Overview of the Azure Service Bus emulator
The Azure Service Bus emulator offers a local development experience for the Service bus service. You can use the emulator to develop and test code against the service in isolation, free from cloud interference.
Benefits
The primary advantages of using the emulator are:
- Local development: The emulator provides a local development experience, so you can work offline and avoid network latency.
- Cost efficiency: With the emulator, you can test your applications without incurring any cloud usage costs.
- Isolated testing environment: You can test your code in isolation, to help ensure that other activities in the cloud don't affect the tests.
- Optimized inner development loop: You can use the emulator to quickly prototype and test your applications before deploying them to the cloud.
Note
The Service bus emulator is available under the Microsoft Software License Terms.
Service Bus emulator isn't compatible with the community owned open source Service Bus Explorer
Features
The emulator provides these features:
- Containerized deployment: It runs as a Docker container (Linux based).
- Cross-platform compatibility: You can use it on any platform, including Windows, macOS, and Linux.
- Configurability: You can manage the number of Service bus entities by using the JSON supplied configuration.
- Streaming support: It supports streaming messages by using the Advanced Message Queuing Protocol (AMQP).
- Observability: It provides observability features, including console and file logging.
Known limitations
The current version of the emulator has the following limitations:
- It can't stream messages by using the JMS protocol.
- Partitioned entities aren't compatible with emulator.
- It doesn't support on-the-fly management operations through a client-side SDK.
Note
After a container restart, data and entities don't persist in the emulator.
Differences from the cloud service
Because the Service bus emulator is meant only for development and test purposes, there are functional differences between the emulator and the cloud service.

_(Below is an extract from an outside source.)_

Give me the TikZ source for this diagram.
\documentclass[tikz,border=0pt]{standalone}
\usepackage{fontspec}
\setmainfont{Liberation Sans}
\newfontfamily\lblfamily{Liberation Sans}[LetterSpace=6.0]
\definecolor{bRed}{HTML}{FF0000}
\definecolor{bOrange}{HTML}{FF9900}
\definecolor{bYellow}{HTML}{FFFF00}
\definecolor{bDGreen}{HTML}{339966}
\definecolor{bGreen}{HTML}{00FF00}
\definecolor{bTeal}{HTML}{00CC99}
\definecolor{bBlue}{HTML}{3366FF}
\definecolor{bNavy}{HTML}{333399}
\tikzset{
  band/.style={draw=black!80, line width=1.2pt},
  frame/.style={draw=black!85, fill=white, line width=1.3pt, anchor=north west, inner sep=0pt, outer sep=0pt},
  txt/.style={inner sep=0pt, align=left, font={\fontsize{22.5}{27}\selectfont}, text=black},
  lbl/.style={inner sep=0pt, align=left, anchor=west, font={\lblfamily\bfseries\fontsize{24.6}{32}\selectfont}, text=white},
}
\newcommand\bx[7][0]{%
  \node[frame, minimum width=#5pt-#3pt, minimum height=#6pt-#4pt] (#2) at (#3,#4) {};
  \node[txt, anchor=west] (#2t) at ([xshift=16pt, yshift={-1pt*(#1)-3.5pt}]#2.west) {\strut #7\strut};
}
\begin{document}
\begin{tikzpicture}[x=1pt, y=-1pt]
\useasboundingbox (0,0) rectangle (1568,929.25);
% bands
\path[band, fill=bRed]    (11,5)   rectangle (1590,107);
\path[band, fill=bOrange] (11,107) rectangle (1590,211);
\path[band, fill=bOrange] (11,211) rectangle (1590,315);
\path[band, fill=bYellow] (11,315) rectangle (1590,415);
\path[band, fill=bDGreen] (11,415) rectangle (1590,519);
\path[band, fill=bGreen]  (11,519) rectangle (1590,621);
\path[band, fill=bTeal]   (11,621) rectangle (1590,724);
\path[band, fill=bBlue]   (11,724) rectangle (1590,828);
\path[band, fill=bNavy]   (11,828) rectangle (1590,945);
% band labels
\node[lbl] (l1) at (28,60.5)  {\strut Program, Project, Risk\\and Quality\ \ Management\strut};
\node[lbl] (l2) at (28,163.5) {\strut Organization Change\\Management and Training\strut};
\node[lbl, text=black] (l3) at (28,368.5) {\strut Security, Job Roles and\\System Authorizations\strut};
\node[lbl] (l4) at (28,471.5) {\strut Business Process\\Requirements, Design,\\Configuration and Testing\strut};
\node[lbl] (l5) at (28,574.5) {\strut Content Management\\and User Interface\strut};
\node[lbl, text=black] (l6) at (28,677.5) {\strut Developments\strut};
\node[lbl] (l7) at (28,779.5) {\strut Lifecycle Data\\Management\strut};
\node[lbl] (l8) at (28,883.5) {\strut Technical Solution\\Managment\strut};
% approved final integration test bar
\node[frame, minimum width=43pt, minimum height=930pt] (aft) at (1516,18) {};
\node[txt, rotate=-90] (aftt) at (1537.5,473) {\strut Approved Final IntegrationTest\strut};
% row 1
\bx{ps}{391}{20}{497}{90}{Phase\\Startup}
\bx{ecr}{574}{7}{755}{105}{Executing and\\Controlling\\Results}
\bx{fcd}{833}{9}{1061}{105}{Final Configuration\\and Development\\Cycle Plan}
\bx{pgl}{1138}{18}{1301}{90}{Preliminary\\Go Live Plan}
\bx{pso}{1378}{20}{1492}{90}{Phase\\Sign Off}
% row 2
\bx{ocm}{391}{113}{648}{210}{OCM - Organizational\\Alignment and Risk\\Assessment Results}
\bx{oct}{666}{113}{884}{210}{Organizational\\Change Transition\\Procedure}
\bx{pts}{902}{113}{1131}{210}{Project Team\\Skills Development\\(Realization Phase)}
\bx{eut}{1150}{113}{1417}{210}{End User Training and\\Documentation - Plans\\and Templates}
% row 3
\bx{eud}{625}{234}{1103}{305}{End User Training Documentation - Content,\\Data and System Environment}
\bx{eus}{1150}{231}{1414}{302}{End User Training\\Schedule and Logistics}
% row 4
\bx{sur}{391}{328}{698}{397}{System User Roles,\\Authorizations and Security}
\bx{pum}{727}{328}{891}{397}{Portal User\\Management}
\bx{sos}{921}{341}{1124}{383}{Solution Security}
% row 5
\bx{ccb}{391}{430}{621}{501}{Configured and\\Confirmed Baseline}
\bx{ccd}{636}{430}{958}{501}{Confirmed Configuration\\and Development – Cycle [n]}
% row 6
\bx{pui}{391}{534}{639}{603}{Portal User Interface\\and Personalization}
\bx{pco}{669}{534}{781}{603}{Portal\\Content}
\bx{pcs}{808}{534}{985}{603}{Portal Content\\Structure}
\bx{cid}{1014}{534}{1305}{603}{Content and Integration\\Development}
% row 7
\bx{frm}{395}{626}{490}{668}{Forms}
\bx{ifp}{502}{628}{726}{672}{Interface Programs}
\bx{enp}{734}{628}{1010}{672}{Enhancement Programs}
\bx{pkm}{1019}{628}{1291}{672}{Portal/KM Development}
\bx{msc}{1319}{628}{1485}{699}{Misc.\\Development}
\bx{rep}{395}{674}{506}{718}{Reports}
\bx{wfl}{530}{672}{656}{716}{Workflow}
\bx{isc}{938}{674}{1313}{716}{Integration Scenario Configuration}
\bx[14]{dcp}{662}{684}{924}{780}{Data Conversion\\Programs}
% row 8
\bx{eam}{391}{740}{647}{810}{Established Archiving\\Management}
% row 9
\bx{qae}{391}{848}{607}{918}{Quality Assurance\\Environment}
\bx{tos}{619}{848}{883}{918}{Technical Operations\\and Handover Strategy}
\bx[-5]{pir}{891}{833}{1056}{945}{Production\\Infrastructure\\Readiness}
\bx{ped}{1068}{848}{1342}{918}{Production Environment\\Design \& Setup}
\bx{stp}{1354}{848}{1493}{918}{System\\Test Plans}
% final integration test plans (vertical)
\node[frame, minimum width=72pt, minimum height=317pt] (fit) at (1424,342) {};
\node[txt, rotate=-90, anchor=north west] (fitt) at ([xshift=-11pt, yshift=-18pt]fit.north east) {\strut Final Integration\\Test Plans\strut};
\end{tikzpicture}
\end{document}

The emulator doesn't support these high-level features:
- Azure features like virtual network integration, Microsoft Entra ID integration, activity logs, and a UI portal
- Autoscale capabilities
- Geo-disaster recovery capabilities
- Large messages support
- Visual metrics and alerts
Note
The emulator is intended solely for development and test scenarios. We discourage any kind of production use. We don't provide any official support for the emulator.

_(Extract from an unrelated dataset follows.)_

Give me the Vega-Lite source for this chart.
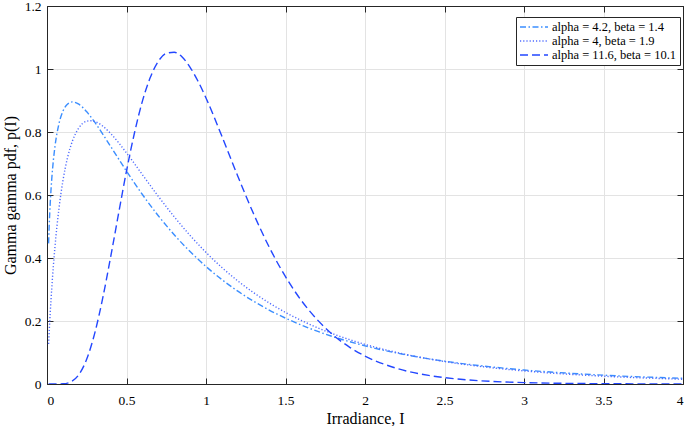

Report any problems or suggestions in the emulator's GitHub installer repository.
Usage quotas
Like the Service bus cloud service, the emulator provides the following quotas for usage:
Property | Maximum Value | User configurable within limits |
---|---|---|
Number of supported namespaces | 1 | No |
Number of entities(queues/topics) in a namespace | 50 | Yes |
Number of Subscriptions per topic | 50 | Yes |
Number of correlation filters per topic | 1000 | Yes |
Number of concurrent connections to namespace | 10 | Yes |
Number of concurrent receive requests on entity (queue/Topic) or subscription entity | 200 | Yes |
Message size | 256 KB | No |
Queue or topic size | 100 MB | No |
Message Time to Live | 1hr | Yes |
Quota configuration changes
By default, the emulator runs with the config.json configuration file. You can configure the quotas associated with Service bus by editing this file in the following ways, based on your needs:
- Entities: You can add more Service bus entities in accordance with the supported quotas.

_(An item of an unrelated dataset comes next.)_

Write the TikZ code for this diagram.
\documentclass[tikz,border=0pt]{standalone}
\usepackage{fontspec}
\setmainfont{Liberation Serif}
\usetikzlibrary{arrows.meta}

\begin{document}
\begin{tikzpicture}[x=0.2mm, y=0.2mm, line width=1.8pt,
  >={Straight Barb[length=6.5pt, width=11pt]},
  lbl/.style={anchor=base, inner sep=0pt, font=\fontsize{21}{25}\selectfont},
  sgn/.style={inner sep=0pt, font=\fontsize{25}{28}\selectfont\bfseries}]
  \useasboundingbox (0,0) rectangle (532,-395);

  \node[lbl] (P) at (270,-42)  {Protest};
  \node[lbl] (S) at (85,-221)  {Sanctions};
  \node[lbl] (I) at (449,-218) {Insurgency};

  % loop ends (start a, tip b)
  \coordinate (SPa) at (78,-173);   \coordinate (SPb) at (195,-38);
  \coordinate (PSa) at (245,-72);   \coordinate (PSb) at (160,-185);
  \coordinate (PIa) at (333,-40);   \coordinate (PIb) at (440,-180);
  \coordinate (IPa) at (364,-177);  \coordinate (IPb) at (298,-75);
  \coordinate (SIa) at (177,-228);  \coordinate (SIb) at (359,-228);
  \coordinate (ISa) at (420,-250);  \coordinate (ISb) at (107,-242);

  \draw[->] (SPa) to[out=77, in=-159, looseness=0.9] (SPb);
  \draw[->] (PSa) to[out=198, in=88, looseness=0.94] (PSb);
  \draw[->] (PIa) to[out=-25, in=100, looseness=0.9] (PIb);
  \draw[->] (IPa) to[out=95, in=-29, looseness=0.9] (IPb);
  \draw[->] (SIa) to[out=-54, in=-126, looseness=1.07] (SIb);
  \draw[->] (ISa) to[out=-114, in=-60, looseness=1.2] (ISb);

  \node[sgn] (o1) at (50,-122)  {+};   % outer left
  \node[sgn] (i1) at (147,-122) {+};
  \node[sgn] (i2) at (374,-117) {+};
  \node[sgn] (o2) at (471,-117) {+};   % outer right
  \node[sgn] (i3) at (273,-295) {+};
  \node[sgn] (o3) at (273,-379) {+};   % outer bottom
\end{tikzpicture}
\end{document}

- Logging: The emulator supports logging on a console, in a file, or both. You can choose according to your personal preference.
Important
You must supply any changes in JSON configuration before you run the emulator. Changes aren't honored on the fly. For changes to take effect, you must restart the container.
You can't rename the preset namespace (name
) in the configuration file.
Logs for debugging
During testing, console or file logs help you debug unexpected failures. To review the logs:
- Console logs: On the Docker desktop UI, select the container name.
- File logs: In the container, go to /home/app/EmulatorLogs.